Sans parole


 Ma parole n’a pas de poids, parce que je n’ai pas de science. Pas la science de ceux qui semblent tout comprendre tellement bien de la balance immuable du déséquilibre mondial. Déséquilibre… l’écriture m’étrangle autant que la médiocrité de ce que ce mot peut représenter. Ce n’est même pas d’un déséquilibre dont il s’agit, puisqu’il n’y a de plateau que d’un côté du fléau.

 Aucune science de ce qui fait de la mort un commerce indispensable, aucune science dans ce qui impose le cours des choses et du remplissage des silos obèses des nécessités occidentales.

Aucune science de la camaraderie religieuse décalquant ses dogmes sur le sens commun des justices iniques de la raison ; et ce n’est même plus une odeur oxymorique…

Aucune science des traitements indispensables contre les pathologies décidées aux fins de nourrir plus grassement le corps de nos métiers, de bouche et de santé. Ce n’est plus une santé, les humains sont une usine chimique, et je n’ai pas la science de dire combien le sang n’est qu’un flot toxique dans une moitié du monde quand l’autre moitié crève du prix de ce qui le soignerait et pour quoi on le teste.

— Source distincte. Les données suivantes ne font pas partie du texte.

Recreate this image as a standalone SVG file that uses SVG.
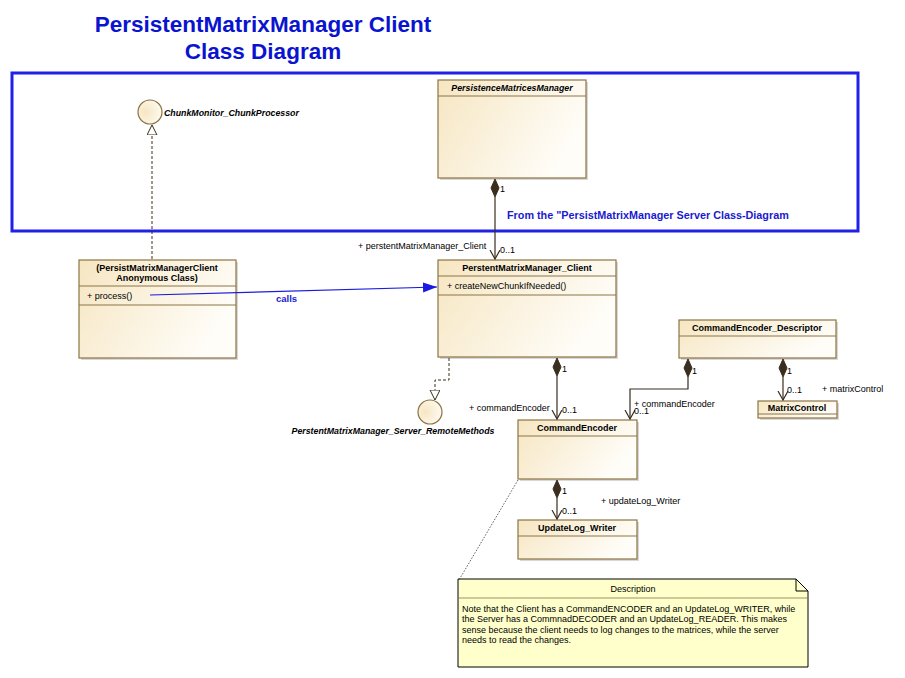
<svg xmlns="http://www.w3.org/2000/svg" width="905" height="678" viewBox="0 0 905 678">
<style>
text{font-family:"Liberation Sans",Arial,sans-serif;font-size:9px;fill:#000}
.b{font-weight:bold}
.i{font-style:italic;font-weight:bold;font-size:8.8px}
.cls{fill:url(#g);stroke:#8c7444;stroke-width:1.2}
.sh{fill:#d8d8d8}
.sep{stroke:#8c7444;stroke-width:1}
.ln{stroke:#3a2e1e;stroke-width:1.2;fill:none}
.dash{stroke:#3a2e1e;stroke-width:1;fill:none;stroke-dasharray:3,2}
.dia{fill:#3a2e1e;stroke:#3a2e1e}
.ttl{font-size:22.5px;font-weight:bold;fill:#0a14d0}
.blue{fill:#1a1ad0;font-weight:bold}
.from{font-size:10.8px}
.calls{font-size:9.5px}
</style>
<defs>
<linearGradient id="g" x1="0" y1="0" x2="1" y2="0.4">
<stop offset="0" stop-color="#f6e6c2"/>
<stop offset="1" stop-color="#fffdf8"/>
</linearGradient>
<radialGradient id="gc" cx="0.3" cy="0.5" r="0.8">
<stop offset="0" stop-color="#f6e6c2"/>
<stop offset="1" stop-color="#fffdf8"/>
</radialGradient>
<marker id="open" markerWidth="12" markerHeight="12" refX="9" refY="5" orient="auto" markerUnits="userSpaceOnUse">
<path d="M0,0 L9,5 L0,10" fill="none" stroke="#3a2e1e" stroke-width="1.2"/>
</marker>
<marker id="tri" markerWidth="12" markerHeight="12" refX="10" refY="5" orient="auto" markerUnits="userSpaceOnUse">
<path d="M0,0 L10,5 L0,10 Z" fill="#fff" stroke="#3a2e1e" stroke-width="1"/>
</marker>
<marker id="fill" markerWidth="16" markerHeight="12" refX="14" refY="5" orient="auto" markerUnits="userSpaceOnUse">
<path d="M0,0 L14,5 L0,10 Z" fill="#1a1ae0"/>
</marker>
</defs>
<rect width="905" height="678" fill="#fff"/>
<g id="title">
<text class="ttl" x="263" y="32" text-anchor="middle">PersistentMatrixManager Client</text>
<text class="ttl" x="263" y="59" text-anchor="middle">Class Diagram</text>
</g>
<g id="server-boundary">
<rect x="12" y="73" width="846" height="158" fill="none" stroke="#2020e8" stroke-width="3"/>
<text class="blue from" x="507" y="219">From the "PersistMatrixManager Server Class-Diagram</text>
</g>
<g id="ChunkMonitor_ChunkProcessor">
<circle cx="150" cy="112" r="12" fill="url(#gc)" stroke="#8c7444" stroke-width="1.2"/>
<text class="i" x="164" y="116">ChunkMonitor_ChunkProcessor</text>
</g>
<g id="PersistenceMatricesManager">
<rect class="sh" x="440" y="82" width="148" height="98"/>
<rect class="cls" x="438" y="80" width="148" height="98"/>
<line class="sep" x1="438" y1="96" x2="586" y2="96"/>
<text class="i" x="512" y="91" text-anchor="middle">PersistenceMatricesManager</text>
</g>
<g id="AnonymousClass">
<rect class="sh" x="81" y="262" width="157" height="98"/>
<rect class="cls" x="79" y="260" width="157" height="98"/>
<text class="b" x="157" y="271" text-anchor="middle">(PersistMatrixManagerClient</text>
<text class="b" x="157" y="281" text-anchor="middle">Anonymous Class)</text>
<line class="sep" x1="79" y1="286" x2="236" y2="286"/>
<text x="87" y="299">+ process()</text>
<line class="sep" x1="79" y1="305" x2="236" y2="305"/>
</g>
<g id="PerstentMatrixManager_Client">
<rect class="sh" x="440" y="262" width="178" height="97"/>
<rect class="cls" x="438" y="260" width="178" height="97"/>
<text class="b" x="527" y="271" text-anchor="middle">PerstentMatrixManager_Client</text>
<line class="sep" x1="438" y1="276" x2="616" y2="276"/>
<text x="447" y="289">+ createNewChunkIfNeeded()</text>
<line class="sep" x1="438" y1="295" x2="616" y2="295"/>
</g>
<g id="PerstentMatrixManager_Server_RemoteMethods">
<circle cx="430" cy="412" r="12" fill="url(#gc)" stroke="#8c7444" stroke-width="1.2"/>
<text class="i" x="393" y="434" text-anchor="middle">PerstentMatrixManager_Server_RemoteMethods</text>
</g>
<g id="CommandEncoder_Descriptor">
<rect class="sh" x="681" y="322" width="157" height="38"/>
<rect class="cls" x="679" y="320" width="157" height="38"/>
<text class="b" x="757" y="331" text-anchor="middle">CommandEncoder_Descriptor</text>
<line class="sep" x1="679" y1="336" x2="836" y2="336"/>
</g>
<g id="MatrixControl">
<rect class="sh" x="760" y="403" width="79" height="17"/>
<rect class="cls" x="758" y="401" width="79" height="17"/>
<text class="b" x="797" y="411" text-anchor="middle">MatrixControl</text>
<line class="sep" x1="758" y1="414" x2="837" y2="414"/>
</g>
<g id="CommandEncoder">
<rect class="sh" x="520" y="422" width="119" height="59"/>
<rect class="cls" x="518" y="420" width="119" height="59"/>
<text class="b" x="577" y="431" text-anchor="middle">CommandEncoder</text>
<line class="sep" x1="518" y1="436" x2="637" y2="436"/>
</g>
<g id="UpdateLog_Writer">
<rect class="sh" x="520" y="522" width="119" height="39"/>
<rect class="cls" x="518" y="520" width="119" height="39"/>
<text class="b" x="577" y="531" text-anchor="middle">UpdateLog_Writer</text>
<line class="sep" x1="518" y1="536" x2="637" y2="536"/>
</g>
<g id="Description">
<path d="M458,579 H796 L808,591 V667 H458 Z" fill="#ffffcc" stroke="#000" stroke-width="1"/>
<path d="M796,579 V591 H808" fill="none" stroke="#000" stroke-width="1"/>
<text x="633" y="592" text-anchor="middle">Description</text>
<line x1="458" y1="598" x2="808" y2="598" stroke="#8c7444" stroke-width="0.8"/>
<text x="462" y="612">Note that the Client has a CommandENCODER and an UpdateLog_WRITER, while</text>
<text x="462" y="622">the Server has a CommnadDECODER and an UpdateLog_READER. This makes</text>
<text x="462" y="633">sense because the client needs to log changes to the matrices, while the server</text>
<text x="462" y="643">needs to read the changes.</text>
</g>
<g id="connectors">
<line class="dash" x1="152" y1="259" x2="152" y2="125" marker-end="url(#tri)"/>
<path class="dash" d="M449,358 V380 H435 V400" marker-end="url(#tri)"/>
<line x1="150" y1="295" x2="437" y2="287" stroke="#1a1ae0" stroke-width="1.2" marker-end="url(#fill)"/>
<text class="blue calls" x="276" y="302">calls</text>
<path class="dia" d="M495,179 L499,188 L495,197 L491,188 Z"/>
<line class="ln" x1="495" y1="197" x2="495" y2="259" marker-end="url(#open)"/>
<text x="500" y="192">1</text>
<text x="500" y="253">0..1</text>
<text x="358" y="249">+ perstentMatrixManager_Client</text>
<path class="dia" d="M557,358 L561,367 L557,376 L553,367 Z"/>
<line class="ln" x1="557" y1="376" x2="557" y2="419" marker-end="url(#open)"/>
<text x="562" y="372">1</text>
<text x="562" y="413">0..1</text>
<text x="469" y="411">+ commandEncoder</text>
<path class="dia" d="M688,359 L692,368 L688,377 L684,368 Z"/>
<path class="ln" d="M688,377 V389 H630 V419" marker-end="url(#open)"/>
<text x="692" y="374">1</text>
<text x="634" y="407">+ commandEncoder</text>
<text x="634" y="414">0..1</text>
<path class="dia" d="M783,359 L787,368 L783,377 L779,368 Z"/>
<line class="ln" x1="783" y1="377" x2="783" y2="400" marker-end="url(#open)"/>
<text x="787" y="374">1</text>
<text x="787" y="393">0..1</text>
<text x="822" y="392">+ matrixControl</text>
<path class="dia" d="M557,480 L561,489 L557,498 L553,489 Z"/>
<line class="ln" x1="557" y1="498" x2="557" y2="519" marker-end="url(#open)"/>
<text x="562" y="494">1</text>
<text x="562" y="514">0..1</text>
<text x="601" y="504">+ updateLog_Writer</text>
<line x1="518" y1="480" x2="459" y2="580" stroke="#333" stroke-width="0.8" stroke-dasharray="1.5,1.5"/>
</g>
</svg>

Je n’ai que des yeux, et un malaise immense. Dont on se fout. Une parole, comme une autre, qui ne lacère que quelques pages. Dont on se fout.

Je ne suis que mère, amie, amante, sans science et sans parole. Une dite citoyenne d’un dit pays dit civilisé dit riche dit symbolique au sens des humanités ; puisqu’il semble que l’humanité soit à étages, multiple, hiérarchisée dans sa géographie et sa race -Bien sûr, le mot exclu, race, car il vaut mieux taire ce qui justifie pourtant tant de cloisonnements au raisonnement par l’absurdité singulière du classement des lieux, des naissances et des fertilités agraires et souterraines-.
Sans science mais dire quand même qu’il est facile de taire pour faire croire à l’abolition. Les religions nous ont appris cela et nous l’appliquons avec une fierté de découvreurs de pierre philosophale.

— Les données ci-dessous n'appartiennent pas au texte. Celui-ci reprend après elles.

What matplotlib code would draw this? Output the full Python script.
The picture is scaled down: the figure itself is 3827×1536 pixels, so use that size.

Non, le monde ne changera pas. Puisque ceux qui le vivent lustrent leurs enferges. Puisque ceux qui ont la parole décident de sa justesse accordée au trépan dans nos crânes déjà vides par la certitude que viendra en son temps le temps de l’équité. Nous avons déjà bu le natron ; on n’a jamais vu de momie se lever pour chanter De profondis.